One such device known in the art of tensioning a stud and nut combination is disclosed by U.S. Pat. No. 4,433,828 issued Feb. 28, 1984 in the name of Stanley R. Speigelman et al. and entitled "Reactor Vessel Stud Closure System" which is assigned to the Westinghouse Electric Corporation. This patent discloses a device for applying tension to and removing tension from a reactor vessel stud and nut combination which attaches a head of a reactor pressure vessel to a reactor vessel in a nuclear power plant. This device comprises a cylindrical gripper sleeve which encloses a split gripper whose plurality of sections are positioned around the lower end of a puller bar and the upper end of the reactor vessel stud. The plurality of sections of the split gripper, when pressed radially inward, from a cylindrically shaped structure comprising as a whole the split gripper which closes around the lower end of the puller bar and the upper end of the vessel stud. Hydraulic force is applied to the puller bar and translated to the vessel stud through the split gripper such that the vessel stud is elongated and tensioned. However, the split gripper must grip the upper end of the vessel stud above the nut engaged thereon; therefore, this device may be most effectively used to grip those studs having sufficient length exposed above the nut from which the stud protrudes for enabling the split gripper to grip the stud.
Another device known in the art for tensioning a stud is disclosed by U.S. Pat. No. 3,077,335 issued Feb. 12, 1963 in the name of John C. Singleton and entitled "Stud Tension". This patent discloses a device for applying tension to large studs in order that the nuts threaded thereon may be tightened or loosened. This device comprises a pedestal having spaced legs adapted to be lowered around each stud and nut and further comprises a cylinder disposed above the pedestal, which cylinder has a piston mounted therein. Threaded on the lower end of the piston is a drawbar having a connector disposed in the drawbar. The connector is threaded onto the stud above the nut. Pressure is applied in a manner that will cause an upward force to be exerted on the drawbar and thus on the connector causing the stud to be elongated. When sufficient force has been exerted on the stud, the nut may be tightened. However, the connector must be threaded onto the upper end of the stud above the nut engaged thereon; therefore, this device may be most effectively used to elongate those studs having sufficient length exposed above the nut from which the stud protrudes to enable the connector to be threaded onto the stud.

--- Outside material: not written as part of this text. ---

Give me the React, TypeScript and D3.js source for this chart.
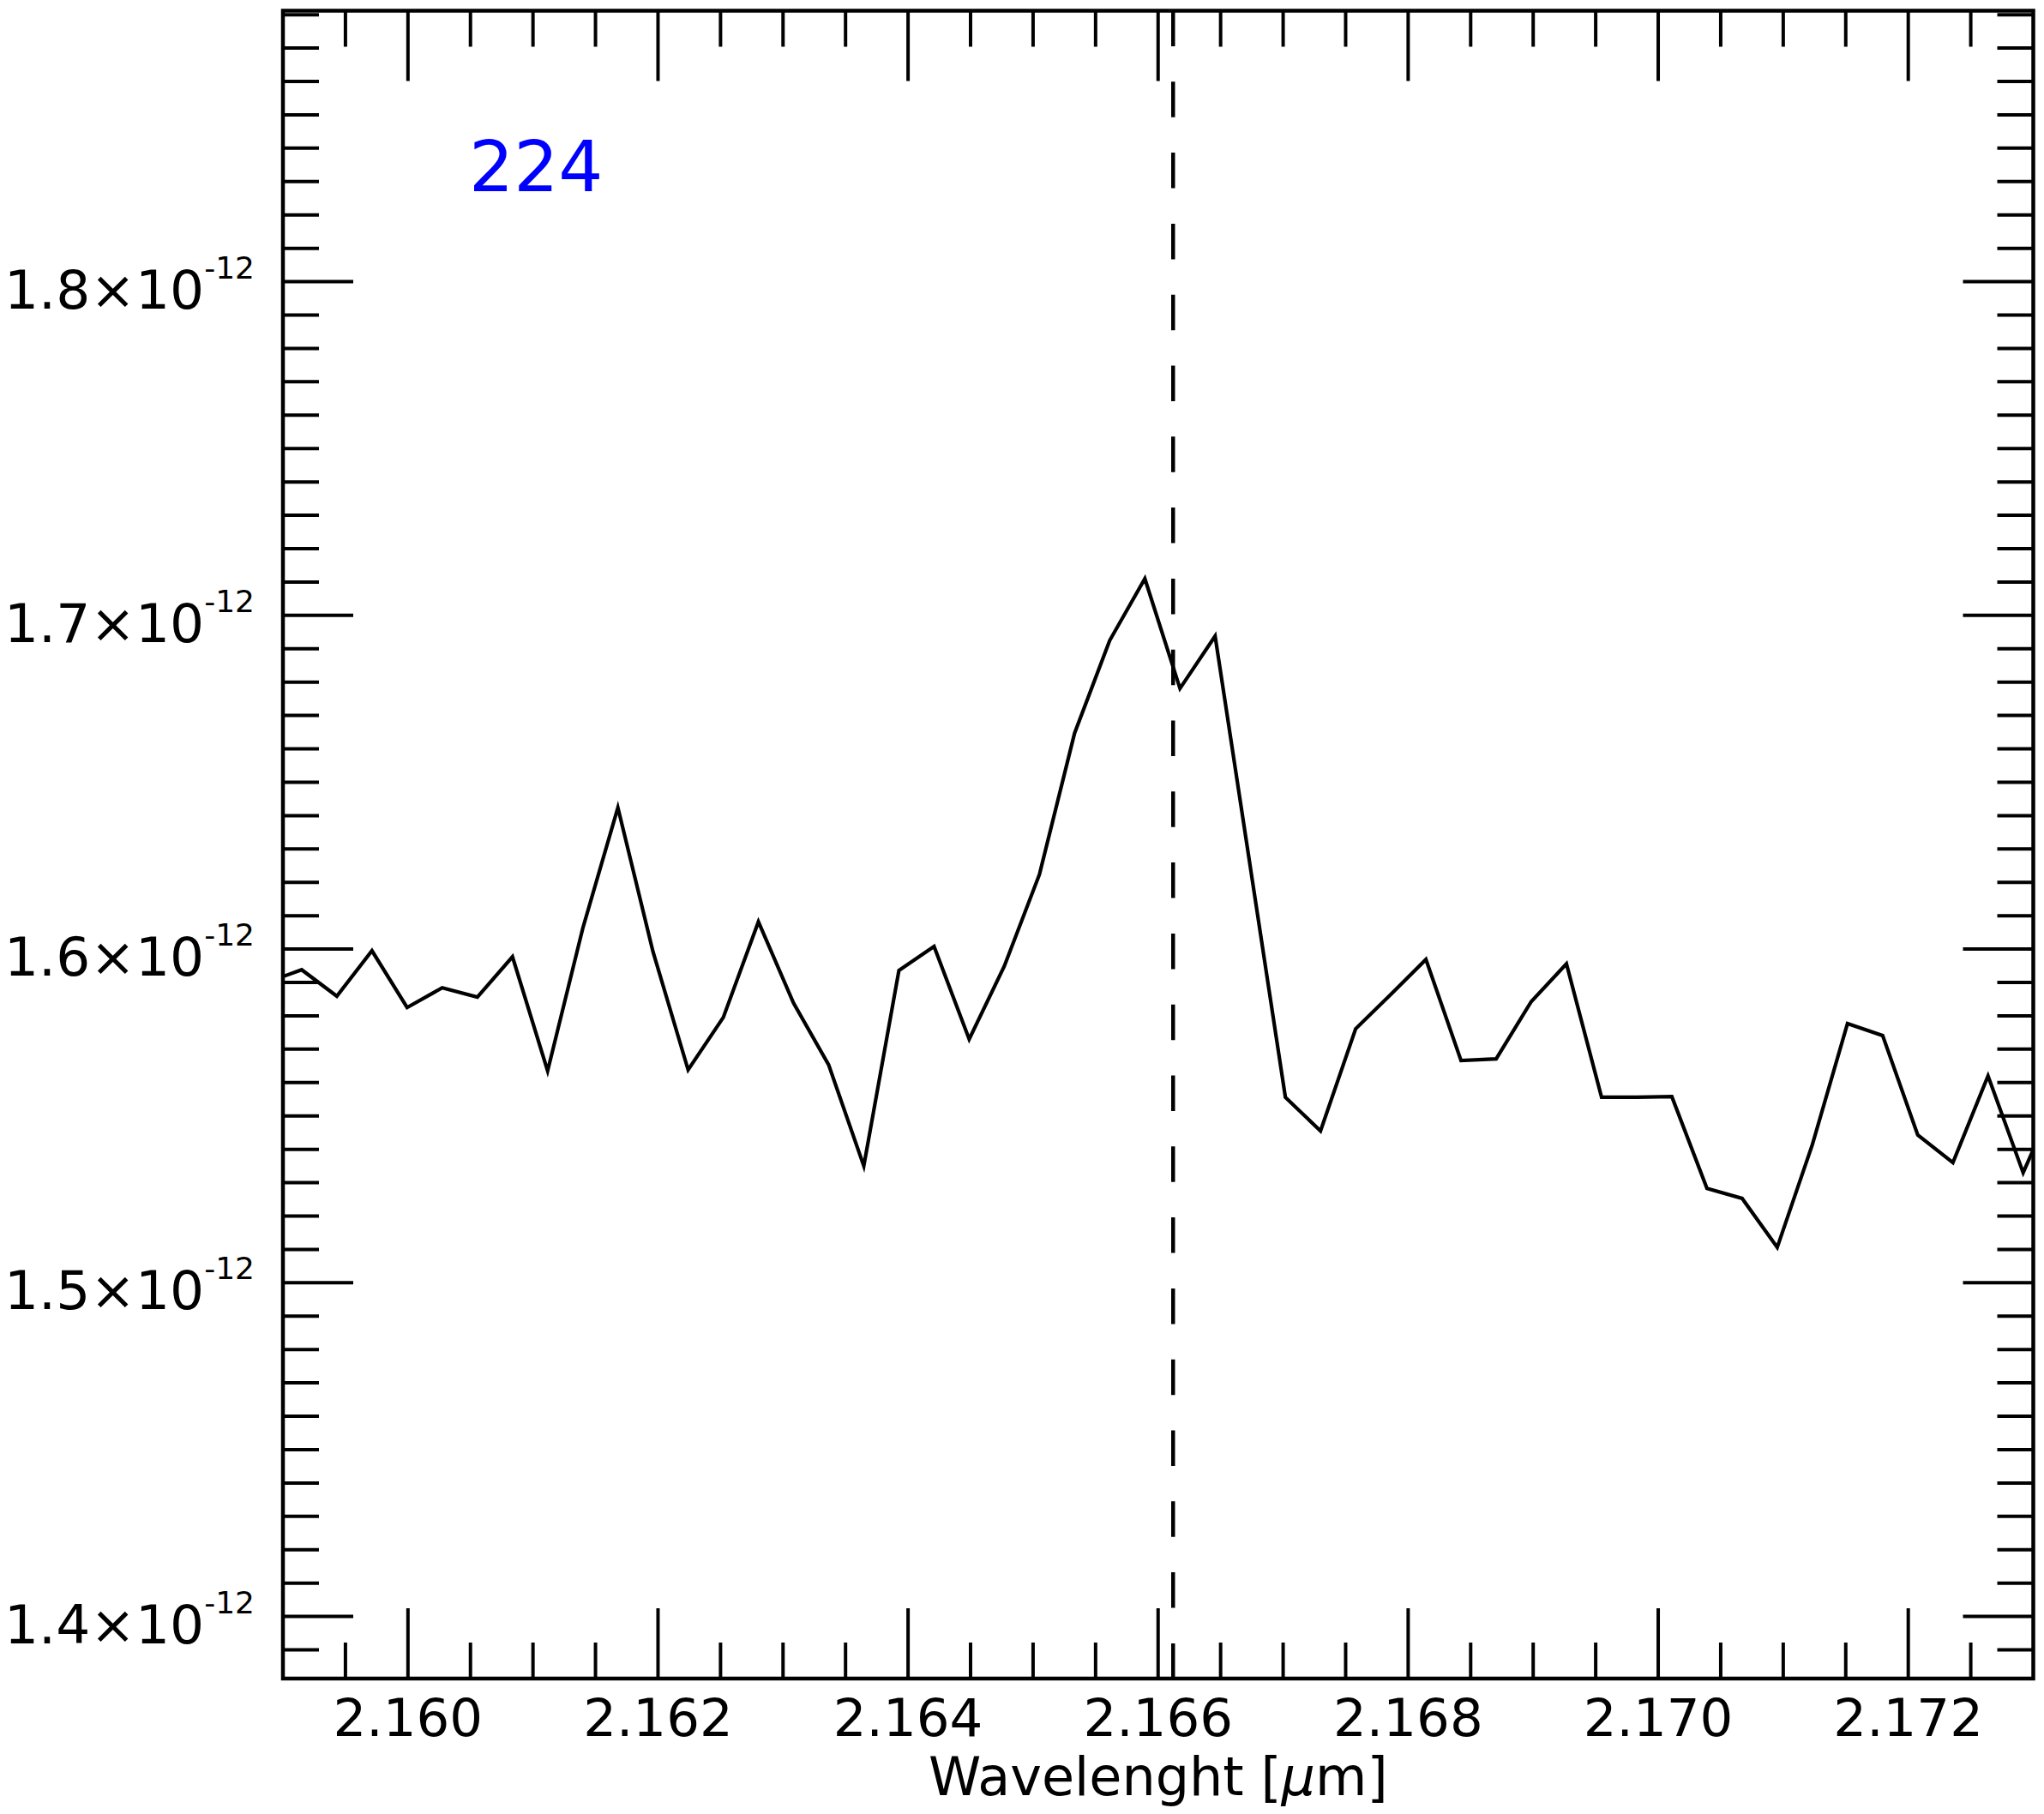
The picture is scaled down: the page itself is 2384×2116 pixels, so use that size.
import React, { useEffect, useRef } from 'react';
import * as d3 from 'd3';

// spectrum around Br-gamma, region 224
// wavelength in micron, flux in units of 1e-12
const wavelength = [
  2.158869, 2.15915, 2.159431, 2.159712, 2.159993, 2.160274, 2.160555, 2.160836,
  2.161117, 2.161398, 2.161679, 2.16196, 2.162241, 2.162522, 2.162803, 2.163084,
  2.163365, 2.163646, 2.163927, 2.164208, 2.164489, 2.16477, 2.165051, 2.165332,
  2.165613, 2.165894, 2.166175, 2.166456, 2.166737, 2.167018, 2.167299, 2.16758,
  2.167861, 2.168142, 2.168423, 2.168704, 2.168985, 2.169266, 2.169547, 2.169828,
  2.170109, 2.17039, 2.170671, 2.170952, 2.171233, 2.171514, 2.171795, 2.172076,
  2.172357, 2.172638, 2.172919, 2.1732,
];
const flux = [
  1.5900, 1.5938, 1.5859, 1.5995, 1.5825, 1.5884, 1.5856, 1.5977,
  1.5635, 1.6062, 1.6424, 1.5992, 1.5638, 1.5795, 1.6082, 1.5838,
  1.5653, 1.5350, 1.5936, 1.6008, 1.5730, 1.5949, 1.6224, 1.6647,
  1.6925, 1.7110, 1.6781, 1.6938, 1.6247, 1.5556, 1.5455, 1.5761,
  1.5864, 1.5969, 1.5666, 1.5671, 1.5843, 1.5956, 1.5556, 1.5556,
  1.5558, 1.5283, 1.5253, 1.5106, 1.5414, 1.5777, 1.5741, 1.5443,
  1.5360, 1.5620, 1.5330, 1.5569,
];

const xTickValues = [2.16, 2.162, 2.164, 2.166, 2.168, 2.17, 2.172];
const xTickLabels = ['2.160', '2.162', '2.164', '2.166', '2.168', '2.170', '2.172'];
const yTickValues = [1.4, 1.5, 1.6, 1.7, 1.8];
const yTickLabels = ['1.4', '1.5', '1.6', '1.7', '1.8'];
const yExponent = '-12';

const lineCenter = 2.16612;
const regionLabel = '224';
const xTitle = 'Wavelenght [';

const W = 2384;
const H = 2116;
const left = 330;
const right = 2371.5;
const top = 12.5;
const bottom = 1958;
const majorLen = 82;
const minorLen = 42;
const font = 'DejaVu Sans';

export default function App() {
  const ref = useRef<SVGSVGElement>(null);

  useEffect(() => {
    const svg = d3.select(ref.current);
    svg.selectAll('*').remove();

    const x = d3.scaleLinear().domain([2.159, 2.173]).range([left, right]);
    const y = d3.scaleLinear().domain([1.3814, 1.8812]).range([bottom, top]);

    svg.append('rect').attr('width', W).attr('height', H).attr('fill', '#fff');

    // clip for the spectrum
    svg.append('defs').append('clipPath').attr('id', 'plotclip')
      .append('rect')
      .attr('x', left).attr('y', top)
      .attr('width', right - left).attr('height', bottom - top);

    const line = d3.line<number>()
      .x((d, i) => x(wavelength[i]))
      .y(d => y(d));

    svg.append('path')
      .datum(flux)
      .attr('d', line)
      .attr('fill', 'none')
      .attr('stroke', '#000')
      .attr('stroke-width', 4.2)
      .attr('stroke-linejoin', 'miter')
      .attr('clip-path', 'url(#plotclip)');

    // dashed line at the line centre
    svg.append('line')
      .attr('x1', x(lineCenter)).attr('x2', x(lineCenter))
      .attr('y1', top).attr('y2', bottom)
      .attr('stroke', '#000')
      .attr('stroke-width', 4.5)
      .attr('stroke-dasharray', '41.5 41.3');

    // ticks, inside, on all four sides
    const ticks = svg.append('g').attr('stroke', '#000').attr('stroke-width', 4);
    const near = (a: number, list: number[]) => list.some(b => Math.abs(a - b) < 1e-7);

    const xMinor = x.ticks(28).filter(v => !near(v, xTickValues) && x(v) > left + 2 && x(v) < right - 2);
    const yMinor = y.ticks(50).filter(v => !near(v, yTickValues) && y(v) > top + 2 && y(v) < bottom - 2);

    const xAll = [
      ...xTickValues.map(v => ({ v, len: majorLen })),
      ...xMinor.map(v => ({ v, len: minorLen })),
    ];
    const yAll = [
      ...yTickValues.map(v => ({ v, len: majorLen })),
      ...yMinor.map(v => ({ v, len: minorLen })),
    ];

    ticks.selectAll('.xb').data(xAll).enter().append('line')
      .attr('x1', d => x(d.v)).attr('x2', d => x(d.v))
      .attr('y1', bottom).attr('y2', d => bottom - d.len);
    ticks.selectAll('.xt').data(xAll).enter().append('line')
      .attr('x1', d => x(d.v)).attr('x2', d => x(d.v))
      .attr('y1', top).attr('y2', d => top + d.len);
    ticks.selectAll('.yl').data(yAll).enter().append('line')
      .attr('y1', d => y(d.v)).attr('y2', d => y(d.v))
      .attr('x1', left).attr('x2', d => left + d.len);
    ticks.selectAll('.yr').data(yAll).enter().append('line')
      .attr('y1', d => y(d.v)).attr('y2', d => y(d.v))
      .attr('x1', right).attr('x2', d => right - d.len);

    // frame
    svg.append('rect')
      .attr('x', left).attr('y', top)
      .attr('width', right - left).attr('height', bottom - top)
      .attr('fill', 'none')
      .attr('stroke', '#000')
      .attr('stroke-width', 4.5);

    // x tick labels
    svg.append('g').selectAll('text')
      .data(xTickValues).enter().append('text')
      .attr('x', d => x(d))
      .attr('y', 2025)
      .attr('text-anchor', 'middle')
      .attr('font-family', font)
      .attr('font-size', 61)
      .text((d, i) => xTickLabels[i]);

    // y tick labels with exponent
    const yl = svg.append('g').selectAll('text')
      .data(yTickValues).enter().append('text')
      .attr('x', 297)
      .attr('y', d => y(d) + 31)
      .attr('text-anchor', 'end')
      .attr('font-family', font)
      .attr('font-size', 63);
    yl.append('tspan').text((d, i) => yTickLabels[i] + '\u00d710');
    yl.append('tspan').attr('dy', -35).attr('font-size', 36).text(yExponent);

    // axis title
    const t = svg.append('text')
      .attr('x', (left + right) / 2)
      .attr('y', 2094)
      .attr('text-anchor', 'middle')
      .attr('font-family', font)
      .attr('font-size', 62);
    t.append('tspan').text(xTitle);
    t.append('tspan').attr('font-style', 'italic').text('\u03bc');
    t.append('tspan').text('m]');

    // region number
    svg.append('text')
      .attr('x', 547)
      .attr('y', 223)
      .attr('font-family', font)
      .attr('font-size', 82)
      .attr('fill', '#0000ff')
      .text(regionLabel);
  }, []);

  return (
    <svg
      ref={ref}
      width={W}
      height={H}
      style={{ position: 'absolute', left: 0, top: 0, display: 'block' }}
    />
  );
}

A stud tensioning device employing a wedging means is disclosed by U.S. Pat. No. 3,285,568 issued Nov. 15, 1966 in the name of John L. Biach and entitled "Tensioning Apparatus". This patent discloses a tensioning apparatus for precise loading of a stud or bolt having a nut engaged thereon. A puller bar of this tensioning apparatus is adapted to engage with the surfaces of the nut or equivalent structure in a releasable manner. Tensioning means which form part of the apparatus operate to exert a pull on the puller bar and, consequently, tension the bolt through or by means of the nut. Wedge means which may be in the form of a pair of washers having inclined surfaces that may be slid one upon the other to produce a wedging action are interposed between the nut and the surface through which the bolt extends for taking up the slack between the nut and the surfce. Thus, the projecting end of the bolt is provided with a nut or equivalent structure which will, in effect, serve as an extension of the bolt. Although the nut used in this device may serve as an extension of a very short bolt, the device uses wedging means to take up the slack between the nut and the surface through which the bolt extends.
Consequently, while the prior art devices provided stud tensioners that performed with some efficiency, these stud tensioners evinced difficulties in tensioning and detensioning a stud protruding a short distance above a surface.
Therefore, what is needed is an efficient short stud tensioning apparatus and method capable of tensioning and detensioning a stud protruding a short distance above a surface.